Essa a visão da vida na opinião do Otoniel, sujeito lido que detestava o próprio nome. Falava da fatalidade de não se ter a possibilidade de discutir com o pai, no momento zero da vida, as condições de início da trajetória no fio. Fosse possível teria chamado o pai à razão e, certamente, advogado outro nome. Otoniel citava o escritor Anatole France que, em 1908, publicou o livro “A Ilha dos Pinguins”. Viviam os pinguins em paz quando receberam a visita de um padre que os batizou. O batismo das aves não foi bem visto no céu. Instalou-se entre os santos a discussão sobre a validade de se batizar aves. A questão foi decidida pelo Senhor que converteu os pinguins em homens. A partir daí iniciou-se a civilização pinguínea nos moldes das humanas, com surgimento de hábitos humanos, paixões, crises etc. Prezava Otoniel no livro de France a ocasião do nascimento de uma criança. Na hora do parto indaga-se àquele que vai nascer se quer ou não vir ao mundo. A resposta do feto inclui explicações sobre características negativas das personalidades dos pais que por ele seriam herdadas. Assim o feto pode recusar-se a nascer.

Para Otoniel a ficção do escritor francês seria de grande valia caso se tornasse realidade no mundo em que vivemos. Se tivéssemos a oportunidade de decidir se viveríamos ou não muitas desgraças seriam evitadas. Para que percorrer toda a trama de uma longa vida, trazendo do berço uma constituição física e mental fadada ao fracasso?

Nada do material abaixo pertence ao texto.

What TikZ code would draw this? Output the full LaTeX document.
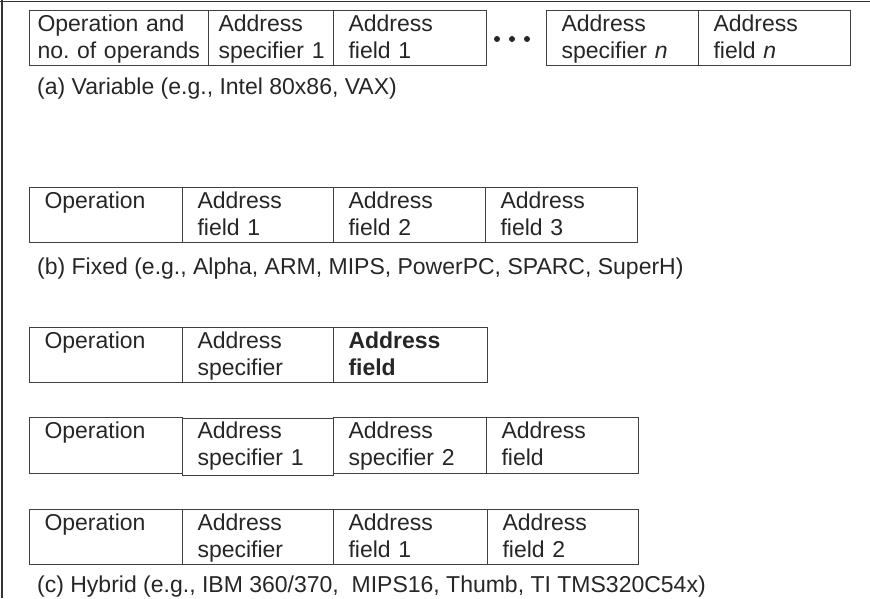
\documentclass[tikz,border=0pt]{standalone}
\usepackage{fontspec}
\setmainfont{Liberation Sans}
\usepackage{tikz}
\usetikzlibrary{positioning}
\frenchspacing

\begin{document}
\begin{tikzpicture}[x=1pt,y=-1pt,
		cell/.style={rectangle,draw=black!75,line width=1pt,anchor=north west,inner xsep=15pt,inner ysep=0pt,
			text height=21pt,text depth=34pt,align=left,text width=#1,text=black!85,
			font=\fontsize{23}{27}\selectfont},
		caption/.style={anchor=base west,inner sep=0pt,text=black!85,font=\fontsize{23}{27}\selectfont}]
		%\draw[gray,step=50] (0,0) grid (870,598);
		\useasboundingbox (0,0) rectangle (870,598);
		\draw[black!80,line width=1.5pt] (0,1.5) -- (870,1.5);
		\draw[black!80,line width=1.5pt] (2,0) -- (2,598);

		% (a) variable
		\node[cell=163pt,inner xsep=8pt] (a1) at (29,10) {Operation~and\\no.~of~operands};
		\node[cell=105pt,inner xsep=10pt] (a2) at (208,10) {Address\\specifier~1};
		\node[cell=123pt] (a3) at (333,10) {Address\\field~1};
		\node[cell=122pt] (a4) at (546,10) {Address\\specifier~\textit{n}};
		\node[cell=122pt] (a5) at (698,10) {Address\\field~\textit{n}};
		\foreach \x in {497,512,527}
			\fill[black!85] (\x,39) circle (3);
		\node[caption] (capa) at (37,94) {(a) Variable (e.g., Intel 80x86, VAX)};

		% (b) fixed
		\node[cell=123pt] (b1) at (29,187) {Operation\\\mbox{}};
		\node[cell=121pt] (b2) at (182,187) {Address\\field~1};
		\node[cell=122pt] (b3) at (333,187) {Address\\field~2};
		\node[cell=122pt] (b4) at (485,187) {Address\\field~3};
		\node[caption] (capb) at (37,274) {(b) Fixed (e.g., Alpha, ARM, MIPS, PowerPC, SPARC, SuperH)};

		% (c) hybrid
		\node[cell=123pt] (c1) at (29,327) {Operation\\\mbox{}};
		\node[cell=121pt] (c2) at (182,327) {Address\\specifier};
		\node[cell=124pt] (c3) at (333,327) {\textbf{Address}\\\textbf{field}};

		\node[cell=123pt,text depth=35pt] (d1) at (29,417) {Operation\\\mbox{}};
		\node[cell=121pt,text height=20pt,text depth=37pt] (d2) at (182,418) {Address\\specifier~1};
		\node[cell=123pt,text depth=35pt] (d3) at (333,417) {Address\\specifier~2};
		\node[cell=122pt,text depth=35pt] (d4) at (486,417) {Address\\field};

		\node[cell=123pt] (e1) at (29,509) {Operation\\\mbox{}};
		\node[cell=121pt] (e2) at (182,509) {Address\\specifier};
		\node[cell=124pt] (e3) at (333,509) {Address\\field~1};
		\node[cell=121pt] (e4) at (487,509) {Address\\field~2};
		\node[caption] (capc) at (37,592) {(c) Hybrid (e.g., IBM 360/370,~ MIPS16, Thumb, TI TMS320C54x)};
	\end{tikzpicture}
\end{document}
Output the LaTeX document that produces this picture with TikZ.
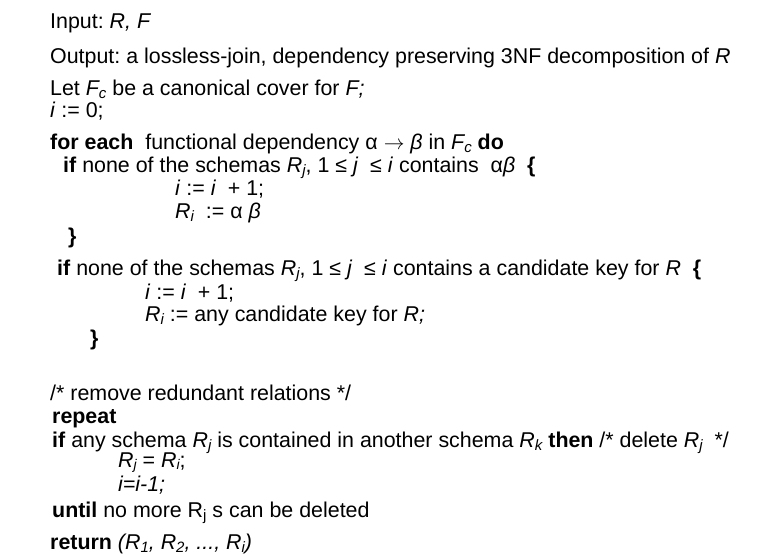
\documentclass[tikz,border=0pt]{standalone}
\usepackage{fontspec}
\setmainfont{Liberation Sans}
\newcommand\sbx[1]{\raisebox{-3.5pt}{\fontsize{15}{15}\selectfont #1}}
\newcommand\sbj[1]{\raisebox{-2.5pt}{\fontsize{14}{14}\selectfont #1}}
\frenchspacing
\begin{document}
\frenchspacing
\begin{tikzpicture}[x=1pt,y=-1pt,every node/.style={anchor=base west,inner sep=0pt,font=\fontsize{21.4}{21}\selectfont}]
\useasboundingbox (0,0) rectangle (761,557);
\node (l1) at (50,28) {Input: \textit{R, F}};
\node (l2) at (50,63) {Output: a lossless-join, dependency preserving 3NF decomposition of \textit{R}};
\node (l3) at (50,95) {Let \textit{F\sbx{c}} be a canonical cover for \textit{F;}};
\node (l4) at (50,117) {\textit{i} := 0;};
\node (l5) at (50,149) {\textbf{for each}\ \ functional dependency α $\rightarrow$ \textit{β} in \textit{F\sbx{c}} \textbf{do}};
\node (l6) at (63,172) {\textbf{if} none of the schemas \textit{R\sbx{j}}, 1 ≤ \textit{j}\ \ ≤ \textit{i} contains\ \ α\textit{β}\ \ \textbf{\{}};
\node (l7) at (175,195) {\textit{i} := \textit{i}\ \ + 1;};
\node (l8) at (175,218) {\textit{R\sbx{i}}\ \ := α \textit{β}};
\node (l9) at (68,243) {\textbf{\}}};
\node (l10) at (57,275) {\textbf{if} none of the schemas \textit{R\sbx{j}}, 1 ≤ \textit{j}\ \ ≤ \textit{i} contains a candidate key for \textit{R}\ \ \textbf{\{}};
\node (l11) at (145,299) {\textit{i} := \textit{i}\ \ + 1;};
\node (l12) at (145,321) {\textit{R\sbx{i}} := any candidate key for \textit{R;}};
\node (l13) at (90,345) {\textbf{\}}};
\node (l14) at (50,400) {/* remove redundant relations */};
\node (l15) at (52,423) {\textbf{repeat}};
\node (l16) at (52,447) {\textbf{if} any schema \textit{R\sbx{j}} is contained in another schema \textit{R\sbx{k}} \textbf{then} /* delete \textit{R\sbx{j}}\ \ */};
\node (l17) at (118,467) {\textit{R\sbj{j}} = \textit{R\sbj{i}};};
\node (l18) at (118,491) {\textit{i=i-1;}};
\node (l19) at (52,517) {\textbf{until} no more R\sbx{j} s can be deleted};
\node (l20) at (50,549) {\textbf{return} \textit{(R\sbx{1}, R\sbx{2}, ..., R\sbx{i})}};
\end{tikzpicture}
\end{document}
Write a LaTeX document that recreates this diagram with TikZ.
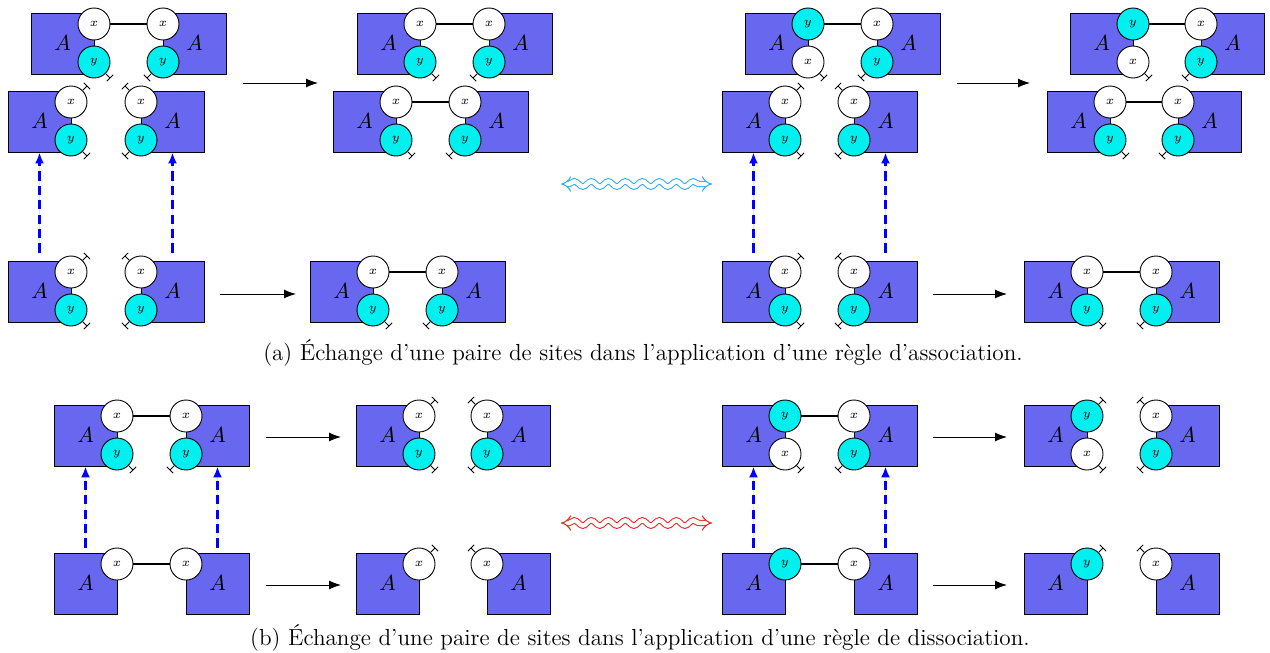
\documentclass[tikz,border=0pt]{standalone}
\usetikzlibrary{arrows.meta,decorations.pathmorphing}
\definecolor{agentblue}{RGB}{103,103,240}
\definecolor{sitecyan}{RGB}{0,240,240}
\definecolor{wavecyan}{RGB}{40,170,240}
\definecolor{wavered}{RGB}{240,30,30}
\definecolor{liftblue}{RGB}{0,0,255}
\tikzset{
  agent/.style={draw, fill=agentblue, line width=0.45pt, minimum width=31.5pt, minimum height=30.5pt, inner sep=0pt, font=\fontsize{11}{12}\selectfont},
  sitex/.style={circle, draw, fill=white, line width=0.45pt, minimum size=16pt, inner sep=0pt, font=\fontsize{6.5}{7}\selectfont},
  sitey/.style={circle, draw, fill=sitecyan, line width=0.45pt, minimum size=16pt, inner sep=0pt, font=\fontsize{6.5}{7}\selectfont},
  bond/.style={line width=0.9pt},
  freesite/.style={line width=0.45pt, -{Bar[width=4.5pt,line width=0.45pt]}},
  react/.style={line width=0.5pt, -{Latex[length=6pt,width=4.5pt]}},
  lift/.style={draw=liftblue, fill=liftblue, line width=1.1pt, dash pattern=on 4.6pt off 2.6pt, -{Latex[length=5.5pt,width=4.5pt,fill=liftblue]}},
  wave/.style={double, double distance=2.2pt, line width=0.5pt, decorate,
    decoration={snake, amplitude=1.3pt, segment length=8.5pt, pre length=4pt, post length=4pt},
    {Implies[scale=1.5]}-{Implies[scale=1.5]}},
  caption/.style={font=\fontsize{11.6}{14}\selectfont},
}
\newcommand\AgTwo[6]{%
  \node[agent] (#1r) at ({#3+(#2)*31.5},{#4+19.5}) {$A$};
  \node[site#5] (#1t) at (#3,#4) {$#5$};
  \node[site#6] (#1b) at (#3,{#4+38}) {$#6$};
}
\newcommand\AgOne[5]{%
  \node[agent] (#1r) at ({#3+(#2)*31.5},{#4+19.5}) {$A$};
  \node[site#5] (#1t) at (#3,#4) {$#5$};
}
\newcommand\fr[3]{\draw[freesite] (#1.#2) -- ++(#3:3.3pt);}
\newcommand\frL[1]{\fr{#1}{south east}{-45}}
\newcommand\frR[1]{\fr{#1}{south west}{-135}}
\newcommand\frLt[1]{\fr{#1}{north east}{45}}
\newcommand\frRt[1]{\fr{#1}{north west}{135}}
\begin{document}
\begin{tikzpicture}[x=0.5pt,y=-0.5pt]
\useasboundingbox (0,0) rectangle (1270,653);
% ---------------- part (a) ----------------
% top-left group
\AgTwo{aA}{-1}{94}{24}{x}{y}\AgTwo{aB}{1}{163}{24}{x}{y}
\draw[bond] (aAt) -- (aBt); \frL{aAb}\frR{aBb}
\AgTwo{aC}{-1}{71}{102}{x}{y}\AgTwo{aD}{1}{141}{102}{x}{y}
\frLt{aCt}\frL{aCb}\frRt{aDt}\frR{aDb}
% top-middle group
\AgTwo{aE}{-1}{420}{24}{x}{y}\AgTwo{aF}{1}{489}{24}{x}{y}
\draw[bond] (aEt) -- (aFt); \frL{aEb}\frR{aFb}
\AgTwo{aG}{-1}{396}{102}{x}{y}\AgTwo{aH}{1}{465}{102}{x}{y}
\draw[bond] (aGt) -- (aHt); \frL{aGb}\frR{aHb}
% bottom-left groups
\AgTwo{aI}{-1}{71}{272}{x}{y}\AgTwo{aJ}{1}{141}{272}{x}{y}
\frLt{aIt}\frL{aIb}\frRt{aJt}\frR{aJb}
\AgTwo{aK}{-1}{373}{272}{x}{y}\AgTwo{aL}{1}{442}{272}{x}{y}
\draw[bond] (aKt) -- (aLt); \frL{aKb}\frR{aLb}
% top-right groups
\AgTwo{aM}{-1}{808}{24}{y}{x}\AgTwo{aN}{1}{877}{24}{x}{y}
\draw[bond] (aMt) -- (aNt); \frL{aMb}\frR{aNb}
\AgTwo{aO}{-1}{785}{102}{x}{y}\AgTwo{aP}{1}{854}{102}{x}{y}
\frLt{aOt}\frL{aOb}\frRt{aPt}\frR{aPb}
\AgTwo{aQ}{-1}{1133}{24}{y}{x}\AgTwo{aR}{1}{1201}{24}{x}{y}
\draw[bond] (aQt) -- (aRt); \frL{aQb}\frR{aRb}
\AgTwo{aS}{-1}{1110}{102}{x}{y}\AgTwo{aT}{1}{1178}{102}{x}{y}
\draw[bond] (aSt) -- (aTt); \frL{aSb}\frR{aTb}
% bottom-right groups
\AgTwo{aU}{-1}{785}{272}{x}{y}\AgTwo{aV}{1}{854}{272}{x}{y}
\frLt{aUt}\frL{aUb}\frRt{aVt}\frR{aVb}
\AgTwo{aW}{-1}{1087}{272}{x}{y}\AgTwo{aX}{1}{1156}{272}{x}{y}
\draw[bond] (aWt) -- (aXt); \frL{aWb}\frR{aXb}
% reaction arrows (a)
\coordinate (r1s) at (243,83); \coordinate (r1e) at (318,83);
\coordinate (r2s) at (957,83); \coordinate (r2e) at (1030,83);
\coordinate (r3s) at (220,294); \coordinate (r3e) at (296,294);
\coordinate (r4s) at (933,294); \coordinate (r4e) at (1007,294);
\draw[react] (r1s) -- (r1e); \draw[react] (r2s) -- (r2e);
\draw[react] (r3s) -- (r3e); \draw[react] (r4s) -- (r4e);
% lifting arrows (a)
\draw[lift] ([yshift=4pt]aIr.north) -- (aCr.south);
\draw[lift] ([yshift=4pt]aJr.north) -- (aDr.south);
\draw[lift] ([yshift=4pt]aUr.north) -- (aOr.south);
\draw[lift] ([yshift=4pt]aVr.north) -- (aPr.south);
% wave (a)
\coordinate (w1l) at (561,184); \coordinate (w1r) at (712,184);
\draw[wave, wavecyan] (w1l) -- (w1r);
\node[caption] (capA) at (643,353) {(a) Échange d’une paire de sites dans l’application d’une règle d’association.};
% ---------------- part (b) ----------------
\AgTwo{bA}{-1}{117}{416}{x}{y}\AgTwo{bB}{1}{186}{416}{x}{y}
\draw[bond] (bAt) -- (bBt); \frL{bAb}\frR{bBb}
\AgTwo{bC}{-1}{419}{416}{x}{y}\AgTwo{bD}{1}{487}{416}{x}{y}
\frLt{bCt}\frL{bCb}\frRt{bDt}\frR{bDb}
\AgOne{bE}{-1}{117}{564}{x}\AgOne{bF}{1}{186}{564}{x}
\draw[bond] (bEt) -- (bFt);
\AgOne{bG}{-1}{419}{564}{x}\AgOne{bH}{1}{487}{564}{x}
\frLt{bGt}\frRt{bHt}
\AgTwo{bI}{-1}{785}{416}{y}{x}\AgTwo{bJ}{1}{854}{416}{x}{y}
\draw[bond] (bIt) -- (bJt); \frL{bIb}\frR{bJb}
\AgTwo{bK}{-1}{1087}{416}{y}{x}\AgTwo{bL}{1}{1156}{416}{x}{y}
\frLt{bKt}\frL{bKb}\frRt{bLt}\frR{bLb}
\AgOne{bM}{-1}{785}{564}{y}\AgOne{bN}{1}{854}{564}{x}
\draw[bond] (bMt) -- (bNt);
\AgOne{bO}{-1}{1087}{564}{y}\AgOne{bP}{1}{1156}{564}{x}
\frLt{bOt}\frRt{bPt}
% reaction arrows (b)
\coordinate (s1s) at (266,437); \coordinate (s1e) at (341,437);
\coordinate (s2s) at (266,585); \coordinate (s2e) at (341,585);
\coordinate (s3s) at (933,437); \coordinate (s3e) at (1007,437);
\coordinate (s4s) at (933,585); \coordinate (s4e) at (1007,585);
\draw[react] (s1s) -- (s1e); \draw[react] (s2s) -- (s2e);
\draw[react] (s3s) -- (s3e); \draw[react] (s4s) -- (s4e);
% lifting arrows (b)
\draw[lift] ([yshift=2.5pt]bEr.north) -- (bAr.south);
\draw[lift] ([yshift=2.5pt]bFr.north) -- (bBr.south);
\draw[lift] ([yshift=2.5pt]bMr.north) -- (bIr.south);
\draw[lift] ([yshift=2.5pt]bNr.north) -- (bJr.south);
% wave (b)
\coordinate (w2l) at (561,523); \coordinate (w2r) at (712,523);
\draw[wave, wavered] (w2l) -- (w2r);
\node[caption] (capB) at (640,638) {(b) Échange d’une paire de sites dans l’application d’une règle de dissociation.};
\end{tikzpicture}
\end{document}
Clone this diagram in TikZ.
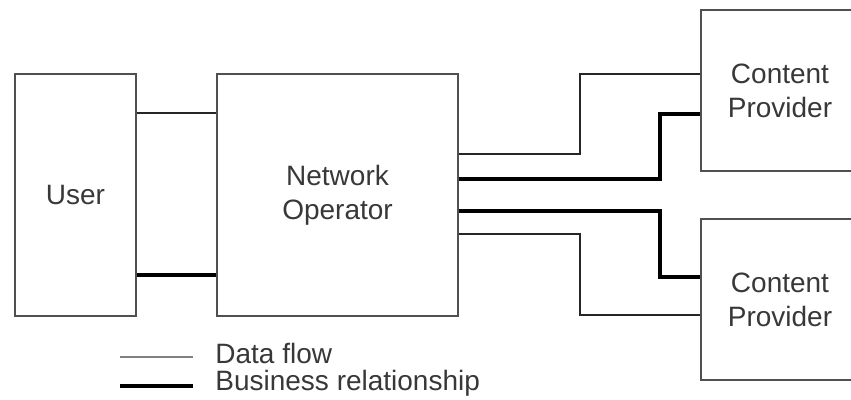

Ontem encontrei-me com o filho de um amigo.  Eu o conheci quando tinha menos de dez anos de idade. Agora homem na faixa dos quarenta, vinha ele acompanhado de um filho. Eu o reconheci dada a semelhança com a figura do pai, hoje falecido.  Conversamos rapidamente e, ao me despedir, lembrei-me da filosofia do Otoniel que resumia o percurso da vida aos acontecidos entre as duas pontas de um fio. Pareceu-me estranho ter presenciado momentos iniciais da vida do homem a quem encontrei e, agora, a fase distante daquela. Mas, o que teria acontecido a ele ao longo desses anos, enquanto seguia a rota estabelecida pelo fio de sua vida?

Para Otoniel, aquele que detestava o próprio nome, o fio da vida não foi longo. Mas, deixou-me essa interpretação um tanto esdruxula da existência, da qual nunca me livrei por completo.

De fato, não há dia em que, ao abrir a janela do quarto e dar com as novas manhãs, eu não pense no fio de minha vida e a proximidade de seu ponto final. A extremidade do fio que marca o fim da minha vida a cada dia parece se aproximar mais velozmente.